** Exercise brief **
Copy every record below exactly as written, but leave out the pictures.

-- Records for processing start --

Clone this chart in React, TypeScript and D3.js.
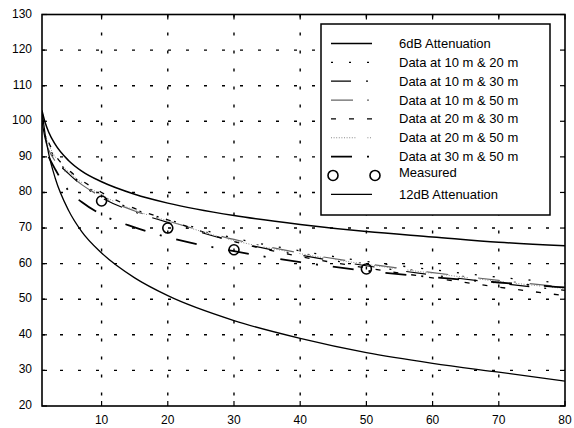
import React from 'react';
import * as d3 from 'd3';

// distance values (x) shared by every curve
const distances = [1, 1.5, 2, 3, 5, 7, 10, 15, 20, 30, 40, 50, 60, 70, 80];

const atten6dB = [103, 99.5, 97, 93.5, 89, 86, 83, 79.5, 77, 73.5, 71, 69, 67.5, 66, 65];
const data10and20 = [101, 96, 93, 89.8, 85.6, 82.6, 79.0, 75.2, 72.4, 67.2, 63.6, 60.6, 58.3, 56.2, 54.5];
const data10and30 = [100, 95, 92.5, 89.2, 85.3, 82.1, 78.5, 74.5, 71.6, 66.2, 62.4, 59.4, 56.8, 54.5, 52.5];
const data10and50 = [null, 94.5, 92, 88.8, 85.2, 82.2, 78.8, 74.8, 72.0, 66.8, 63.0, 60.0, 57.5, 55.3, 53.4];
const data20and30 = [null, null, 94, 90.5, 86.4, 83.4, 80.0, 75.5, 72.3, 66.2, 62.0, 58.8, 56.0, 53.4, 51.0];
const data20and50 = [null, 96, 93.5, 90, 85.8, 82.8, 79.3, 75.0, 72.0, 66.5, 62.8, 59.8, 57.3, 55.0, 53.0];
const data30and50 = [null, null, 90, 86.5, 80.5, 77.3, 73.8, 70.2, 67.4, 63.5, 60.4, 58.0, 56.2, 54.7, 53.3];
const atten12dB = [103, 96, 91, 84, 75, 69, 63, 56, 51, 44, 39, 35, 32, 29.5, 27];

const measuredX = [10, 20, 30, 50];
const measuredY = [77.6, 70.0, 63.9, 58.5];

const xTicks = [10, 20, 30, 40, 50, 60, 70, 80];
const yTicks = [20, 30, 40, 50, 60, 70, 80, 90, 100, 110, 120, 130];

const fineDots = Array(9).fill('1,1.6').join(',') + ',1,12';

const series = [
  { label: '6dB Attenuation', values: atten6dB, dash: null, color: '#000', width: 1.5 },
  { label: 'Data at 10 m & 20 m', values: data10and20, dash: '2,16', color: '#000', width: 1.3 },
  { label: 'Data at 10 m & 30 m', values: data10and30, dash: '20,15,2,15', color: '#000', width: 1.2 },
  { label: 'Data at 10 m & 50 m', values: data10and50, dash: '22,14,2,14', color: '#666', width: 1.2 },
  { label: 'Data at 20 m & 30 m', values: data20and30, dash: '5,13', color: '#000', width: 1.3 },
  { label: 'Data at 20 m & 50 m', values: data20and50, dash: fineDots, color: '#888', width: 1 },
  { label: 'Data at 30 m & 50 m', values: data30and50, dash: '21,15,2,15', color: '#000', width: 1.8 },
];

const W = 574;
const H = 428;
const left = 42;
const right = 565;
const top = 14.5;
const bottom = 406;

const App = () => {
  const x = d3.scaleLinear().domain([1, 80]).range([left, right]);
  const y = d3.scaleLinear().domain([20, 130]).range([bottom, top]);

  const line = d3
    .line<[number, number | null]>()
    .defined((d) => d[1] != null)
    .x((d) => x(d[0]))
    .y((d) => y(d[1] as number))
    .curve(d3.curveMonotoneX);

  const pts = (vals: (number | null)[]) =>
    distances.map((d, i) => [d, vals[i]] as [number, number | null]);

  // legend
  const lgX = 321;
  const lgY = 24;
  const lgW = 229;
  const lgH = 191;
  const rowY = (i: number) => 43.5 + i * 18.85;
  const sampleX0 = 331;
  const sampleX1 = 372;
  const textX = 399;

  const font = 'Liberation Sans, Arial, Helvetica, sans-serif';
  const gridDash = '3,15';

  return (
    <svg
      width={W}
      height={H}
      style={{ position: 'absolute', left: 0, top: 0, background: '#fff' }}
      fontFamily={font}
    >
      <rect x={0} y={0} width={W} height={H} fill="#fff" />

      {/* grid */}
      {xTicks.filter((t) => t < 80).map((t) => (
        <line key={'gx' + t} x1={x(t)} x2={x(t)} y1={top} y2={bottom}
          stroke="#000" strokeWidth={1.4} strokeDasharray={gridDash} />
      ))}
      {yTicks.filter((t) => t > 20 && t < 130).map((t) => (
        <line key={'gy' + t} x1={left} x2={right} y1={y(t)} y2={y(t)}
          stroke="#000" strokeWidth={1.4} strokeDasharray={gridDash} />
      ))}

      {/* curves */}
      <g clipPath="url(#plotClip)">
        <defs>
          <clipPath id="plotClip">
            <rect x={left} y={top} width={right - left} height={bottom - top} />
          </clipPath>
        </defs>
        {series.map((s) => (
          <path key={s.label} d={line(pts(s.values)) || ''} fill="none"
            stroke={s.color} strokeWidth={s.width}
            strokeDasharray={s.dash || undefined} />
        ))}
        <path d={line(pts(atten12dB)) || ''} fill="none" stroke="#000" strokeWidth={1.3} />
        {measuredX.map((mx, i) => (
          <circle key={'m' + mx} cx={x(mx)} cy={y(measuredY[i])} r={5}
            fill="none" stroke="#000" strokeWidth={1.6} />
        ))}
      </g>

      {/* ticks */}
      {xTicks.map((t) => (
        <g key={'tx' + t}>
          <line x1={x(t)} x2={x(t)} y1={bottom} y2={bottom - 5} stroke="#000" strokeWidth={1.2} />
          <line x1={x(t)} x2={x(t)} y1={top} y2={top + 5} stroke="#000" strokeWidth={1.2} />
          <text x={x(t)} y={424} fontSize={12} textAnchor="middle">{t}</text>
        </g>
      ))}
      {yTicks.map((t) => (
        <g key={'ty' + t}>
          <line x1={left} x2={left + 5} y1={y(t)} y2={y(t)} stroke="#000" strokeWidth={1.2} />
          <line x1={right} x2={right - 5} y1={y(t)} y2={y(t)} stroke="#000" strokeWidth={1.2} />
          <text x={32} y={y(t) + 3} fontSize={12} textAnchor="end">{t}</text>
        </g>
      ))}

      {/* axes box */}
      <rect x={left} y={top} width={right - left} height={bottom - top}
        fill="none" stroke="#000" strokeWidth={1.6} />

      {/* legend */}
      <rect x={lgX} y={lgY} width={lgW} height={lgH} fill="#fff" stroke="#000" strokeWidth={1.5} />
      {series.map((s, i) => (
        <g key={'lg' + s.label}>
          <line x1={sampleX0} x2={sampleX1} y1={rowY(i)} y2={rowY(i)}
            stroke={s.color} strokeWidth={s.width} strokeDasharray={s.dash || undefined} />
          <text x={textX} y={rowY(i) + 4.5} fontSize={13}>{s.label}</text>
        </g>
      ))}
      <circle cx={333} cy={rowY(7)} r={5} fill="none" stroke="#000" strokeWidth={1.6} />
      <circle cx={375} cy={rowY(7)} r={5} fill="none" stroke="#000" strokeWidth={1.6} />
      <text x={textX} y={rowY(7) + 2} fontSize={13}>Measured</text>
      <line x1={sampleX0} x2={sampleX1} y1={rowY(8)} y2={rowY(8)} stroke="#000" strokeWidth={1.3} />
      <text x={textX} y={rowY(8) + 4.5} fontSize={13}>12dB Attenuation</text>
    </svg>
  );
};

export default App;
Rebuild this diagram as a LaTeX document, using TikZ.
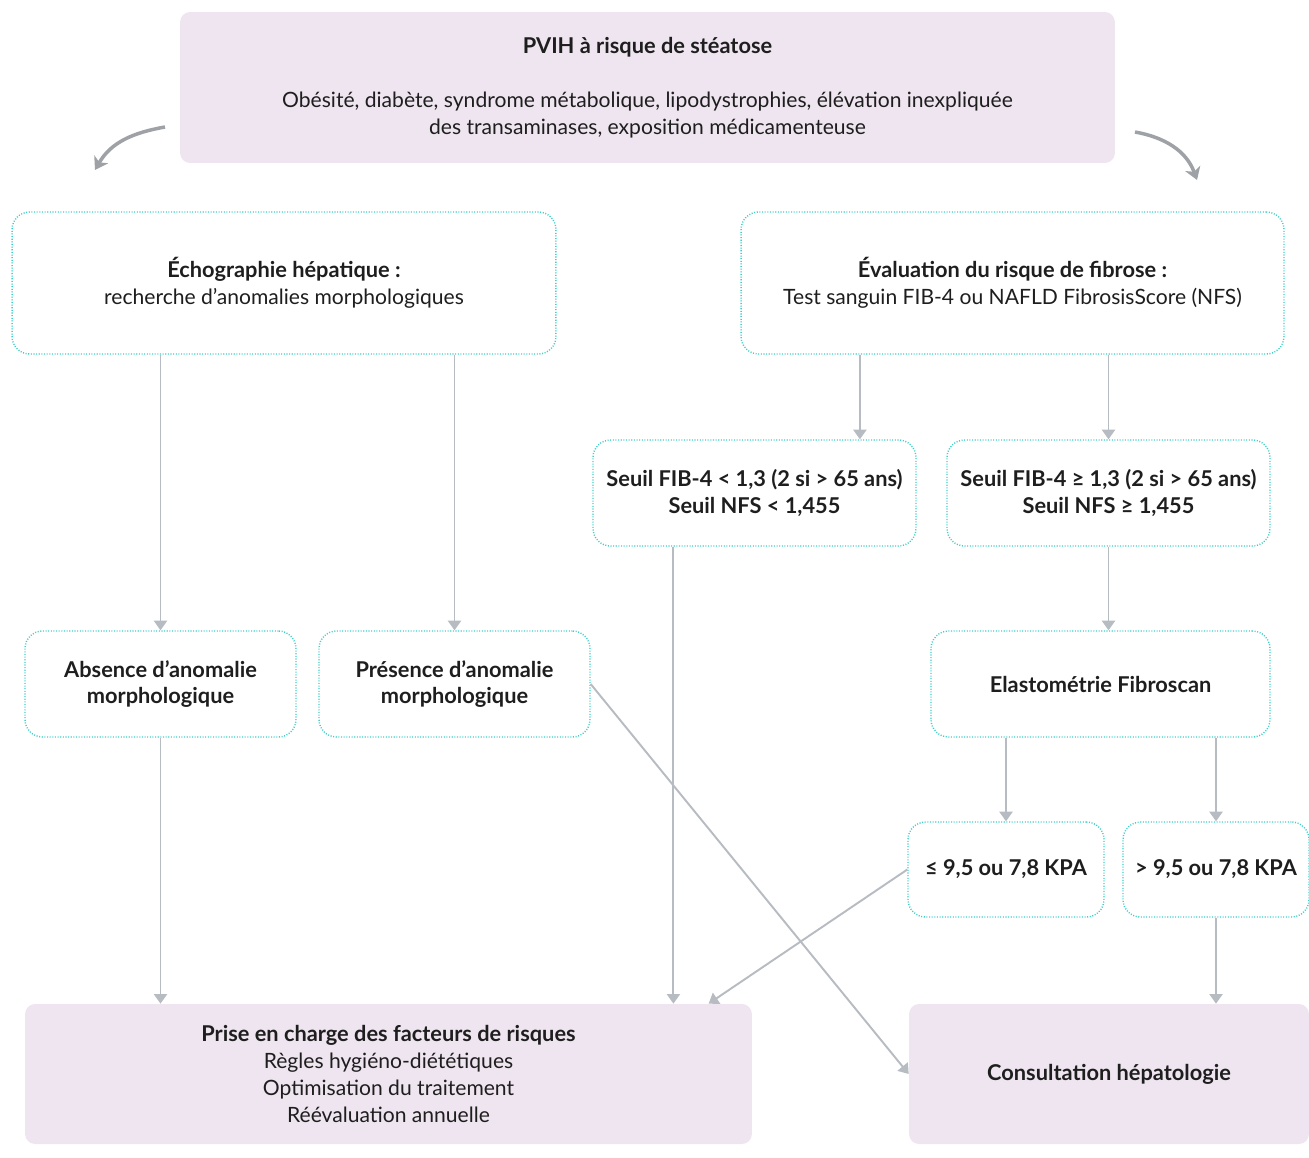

-- Records for processing end --

** Result for this task **
Clone this chart in React, TypeScript and D3.js.
import React from 'react';
import * as d3 from 'd3';

// distance values (x) shared by every curve
const distances = [1, 1.5, 2, 3, 5, 7, 10, 15, 20, 30, 40, 50, 60, 70, 80];

const atten6dB = [103, 99.5, 97, 93.5, 89, 86, 83, 79.5, 77, 73.5, 71, 69, 67.5, 66, 65];
const data10and20 = [101, 96, 93, 89.8, 85.6, 82.6, 79.0, 75.2, 72.4, 67.2, 63.6, 60.6, 58.3, 56.2, 54.5];
const data10and30 = [100, 95, 92.5, 89.2, 85.3, 82.1, 78.5, 74.5, 71.6, 66.2, 62.4, 59.4, 56.8, 54.5, 52.5];
const data10and50 = [null, 94.5, 92, 88.8, 85.2, 82.2, 78.8, 74.8, 72.0, 66.8, 63.0, 60.0, 57.5, 55.3, 53.4];
const data20and30 = [null, null, 94, 90.5, 86.4, 83.4, 80.0, 75.5, 72.3, 66.2, 62.0, 58.8, 56.0, 53.4, 51.0];
const data20and50 = [null, 96, 93.5, 90, 85.8, 82.8, 79.3, 75.0, 72.0, 66.5, 62.8, 59.8, 57.3, 55.0, 53.0];
const data30and50 = [null, null, 90, 86.5, 80.5, 77.3, 73.8, 70.2, 67.4, 63.5, 60.4, 58.0, 56.2, 54.7, 53.3];
const atten12dB = [103, 96, 91, 84, 75, 69, 63, 56, 51, 44, 39, 35, 32, 29.5, 27];

const measuredX = [10, 20, 30, 50];
const measuredY = [77.6, 70.0, 63.9, 58.5];

const xTicks = [10, 20, 30, 40, 50, 60, 70, 80];
const yTicks = [20, 30, 40, 50, 60, 70, 80, 90, 100, 110, 120, 130];

const fineDots = Array(9).fill('1,1.6').join(',') + ',1,12';

const series = [
  { label: '6dB Attenuation', values: atten6dB, dash: null, color: '#000', width: 1.5 },
  { label: 'Data at 10 m & 20 m', values: data10and20, dash: '2,16', color: '#000', width: 1.3 },
  { label: 'Data at 10 m & 30 m', values: data10and30, dash: '20,15,2,15', color: '#000', width: 1.2 },
  { label: 'Data at 10 m & 50 m', values: data10and50, dash: '22,14,2,14', color: '#666', width: 1.2 },
  { label: 'Data at 20 m & 30 m', values: data20and30, dash: '5,13', color: '#000', width: 1.3 },
  { label: 'Data at 20 m & 50 m', values: data20and50, dash: fineDots, color: '#888', width: 1 },
  { label: 'Data at 30 m & 50 m', values: data30and50, dash: '21,15,2,15', color: '#000', width: 1.8 },
];

const W = 574;
const H = 428;
const left = 42;
const right = 565;
const top = 14.5;
const bottom = 406;

const App = () => {
  const x = d3.scaleLinear().domain([1, 80]).range([left, right]);
  const y = d3.scaleLinear().domain([20, 130]).range([bottom, top]);

  const line = d3
    .line<[number, number | null]>()
    .defined((d) => d[1] != null)
    .x((d) => x(d[0]))
    .y((d) => y(d[1] as number))
    .curve(d3.curveMonotoneX);

  const pts = (vals: (number | null)[]) =>
    distances.map((d, i) => [d, vals[i]] as [number, number | null]);

  // legend
  const lgX = 321;
  const lgY = 24;
  const lgW = 229;
  const lgH = 191;
  const rowY = (i: number) => 43.5 + i * 18.85;
  const sampleX0 = 331;
  const sampleX1 = 372;
  const textX = 399;

  const font = 'Liberation Sans, Arial, Helvetica, sans-serif';
  const gridDash = '3,15';

  return (
    <svg
      width={W}
      height={H}
      style={{ position: 'absolute', left: 0, top: 0, background: '#fff' }}
      fontFamily={font}
    >
      <rect x={0} y={0} width={W} height={H} fill="#fff" />

      {/* grid */}
      {xTicks.filter((t) => t < 80).map((t) => (
        <line key={'gx' + t} x1={x(t)} x2={x(t)} y1={top} y2={bottom}
          stroke="#000" strokeWidth={1.4} strokeDasharray={gridDash} />
      ))}
      {yTicks.filter((t) => t > 20 && t < 130).map((t) => (
        <line key={'gy' + t} x1={left} x2={right} y1={y(t)} y2={y(t)}
          stroke="#000" strokeWidth={1.4} strokeDasharray={gridDash} />
      ))}

      {/* curves */}
      <g clipPath="url(#plotClip)">
        <defs>
          <clipPath id="plotClip">
            <rect x={left} y={top} width={right - left} height={bottom - top} />
          </clipPath>
        </defs>
        {series.map((s) => (
          <path key={s.label} d={line(pts(s.values)) || ''} fill="none"
            stroke={s.color} strokeWidth={s.width}
            strokeDasharray={s.dash || undefined} />
        ))}
        <path d={line(pts(atten12dB)) || ''} fill="none" stroke="#000" strokeWidth={1.3} />
        {measuredX.map((mx, i) => (
          <circle key={'m' + mx} cx={x(mx)} cy={y(measuredY[i])} r={5}
            fill="none" stroke="#000" strokeWidth={1.6} />
        ))}
      </g>

      {/* ticks */}
      {xTicks.map((t) => (
        <g key={'tx' + t}>
          <line x1={x(t)} x2={x(t)} y1={bottom} y2={bottom - 5} stroke="#000" strokeWidth={1.2} />
          <line x1={x(t)} x2={x(t)} y1={top} y2={top + 5} stroke="#000" strokeWidth={1.2} />
          <text x={x(t)} y={424} fontSize={12} textAnchor="middle">{t}</text>
        </g>
      ))}
      {yTicks.map((t) => (
        <g key={'ty' + t}>
          <line x1={left} x2={left + 5} y1={y(t)} y2={y(t)} stroke="#000" strokeWidth={1.2} />
          <line x1={right} x2={right - 5} y1={y(t)} y2={y(t)} stroke="#000" strokeWidth={1.2} />
          <text x={32} y={y(t) + 3} fontSize={12} textAnchor="end">{t}</text>
        </g>
      ))}

      {/* axes box */}
      <rect x={left} y={top} width={right - left} height={bottom - top}
        fill="none" stroke="#000" strokeWidth={1.6} />

      {/* legend */}
      <rect x={lgX} y={lgY} width={lgW} height={lgH} fill="#fff" stroke="#000" strokeWidth={1.5} />
      {series.map((s, i) => (
        <g key={'lg' + s.label}>
          <line x1={sampleX0} x2={sampleX1} y1={rowY(i)} y2={rowY(i)}
            stroke={s.color} strokeWidth={s.width} strokeDasharray={s.dash || undefined} />
          <text x={textX} y={rowY(i) + 4.5} fontSize={13}>{s.label}</text>
        </g>
      ))}
      <circle cx={333} cy={rowY(7)} r={5} fill="none" stroke="#000" strokeWidth={1.6} />
      <circle cx={375} cy={rowY(7)} r={5} fill="none" stroke="#000" strokeWidth={1.6} />
      <text x={textX} y={rowY(7) + 2} fontSize={13}>Measured</text>
      <line x1={sampleX0} x2={sampleX1} y1={rowY(8)} y2={rowY(8)} stroke="#000" strokeWidth={1.3} />
      <text x={textX} y={rowY(8) + 4.5} fontSize={13}>12dB Attenuation</text>
    </svg>
  );
};

export default App;
Rebuild this diagram as a LaTeX document, using TikZ.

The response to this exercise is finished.